What is Consensus Mechanism?
Consensus Mechanism
A consensus mechanism is a process used in blockchain and cryptocurrency systems to achieve agreement on a single data value among distributed systems. It ensures that all participants in the network agree on the current state of the blockchain, preventing fraud and maintaining trust.
Overview
A consensus mechanism is essential for the functioning of blockchain networks, as it allows multiple participants to agree on the validity of transactions without needing a central authority. This process typically involves various algorithms that help nodes in the network communicate and reach an agreement on the state of the blockchain. For example, Bitcoin uses a consensus mechanism called Proof of Work, where miners solve complex mathematical problems to validate transactions and add new blocks to the chain. The way consensus mechanisms work can vary significantly between different blockchain systems. In Proof of Work, miners compete to solve problems, and the first one to succeed gets to add a block and is rewarded with cryptocurrency. Other mechanisms, like Proof of Stake, allow validators to create new blocks based on the number of coins they hold and are willing to 'stake' as collateral, which can lead to more energy-efficient operations.

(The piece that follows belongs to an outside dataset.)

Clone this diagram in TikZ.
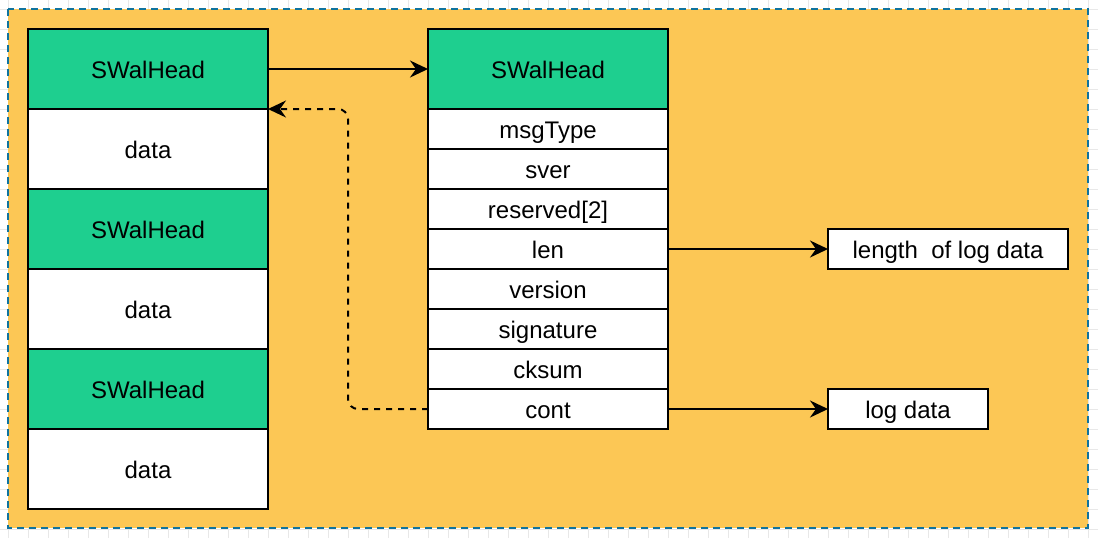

Understanding consensus mechanisms is crucial because they directly impact the security, efficiency, and scalability of blockchain networks. A robust consensus mechanism helps prevent issues like double spending, where someone tries to spend the same cryptocurrency twice. As blockchain technology continues to evolve, new and improved consensus mechanisms are being developed to enhance performance and reduce energy consumption.